Guest Blog: Responsible Corporate Stewardship Considers Climate, Workers, and Communities

pile of coins in black and white
Photo Credit: Cerqueira via Unsplash.com

This post is authored by Eli Kasargod Staub, executive director of Majority Action

A heightened awareness of the material risks that racial inequity, attacks on workers rights and inaction on climate change pose to investor portfolios has led to increased shareholder activism.  

Leading institutional investors recognize their fiduciary duty to their clients and beneficiaries requires them to take actions that lead to a more sustainable future by mitigating risks that affect their portfolios.

Racial inequity has unfairly held back communities of color, preventing entire segments of our society from fulfilling their individual and collective potential. Systemic racism and the resulting economic disparities have produced outsized harm for impacted people and society as a whole. They have also negatively impacted the long-term, broad-based economic growth upon which investors depend. A 2021 Brookings study found that racial inequality had cost the economy $22.9 trillion over the previous 30 years. 

Climate denial is just as costly. A 2022 report from the Deloitte Center for Sustainable Progress (DCSP) “indicate[d] that left unchecked climate change could cost the global economy $178 trillion over the next 50 years, or a 7.6% cut to global gross domestic product (GDP) in the year 2070 alone.” That same report also found that “if global leaders unite in a systemic net-zero transition, the global economy could see new five-decade gains of $43 trillion, a boost to global GDP of 3.8% in 2070.”

Right-wing political attacks on environmental, social and governance initiatives (ESG) present a false choice between investment returns and responsible corporate stewardship that does nothing to protect regular people’s retirement savings.

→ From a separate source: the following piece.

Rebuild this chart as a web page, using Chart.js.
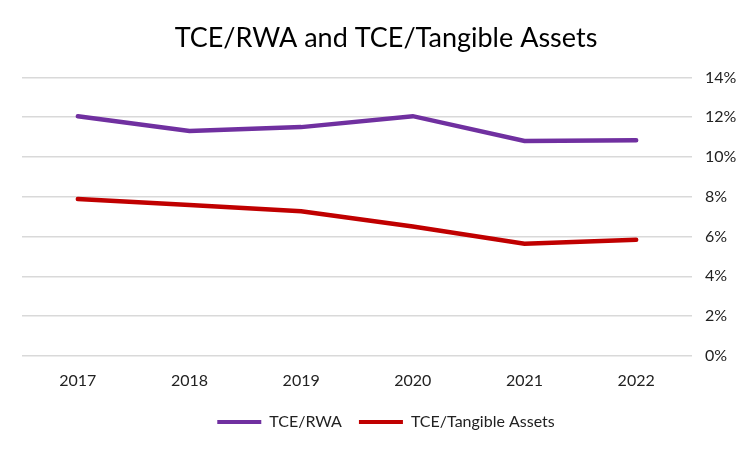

It’s a false flag planted by their anti-”woke capital” crusade to protect fossil fuel companies and negate movements that promise to advance the interests of communities of color. It’s nothing short of pure political opportunism.  

They’re counting on the public falling for their same, tired playbook, one that demonizes obscure terms like “ESG.” It’s the same strategy they turn to every time the rules of the game start working to advance equity, sustainability, and justice – change the rules and intimidate the players. 

Congress has the opportunity to do more than debunk the boogeyman that far-right elected officials have been standing up. The House Financial Services Committee has lined up a sweeping set of hearings that could shine a spotlight on the real questions facing institutional investors, particularly the role of asset managers like BlackRock and Vanguard that are entrusted with managing trillions of dollars on behalf of American workers and communities. 

To achieve this, Democrats will need to do more to push back against Republican narratives that ESG is bad for business. It’s time for Democrats to take a more assertive stance by holding asset managers accountable for the proxy votes they make which enable big businesses to evade corporate responsibility for climate change and racial equity. 

Asset managers should not be allowed to place their own institutional self-interests above those of their clients. ESG is good for investors because it mitigates and accounts for long-term risks to entire portfolios. Democrats need to understand and agree that it’s a critical component of asset managers fiduciary responsibility. Only then will we see meaningful change.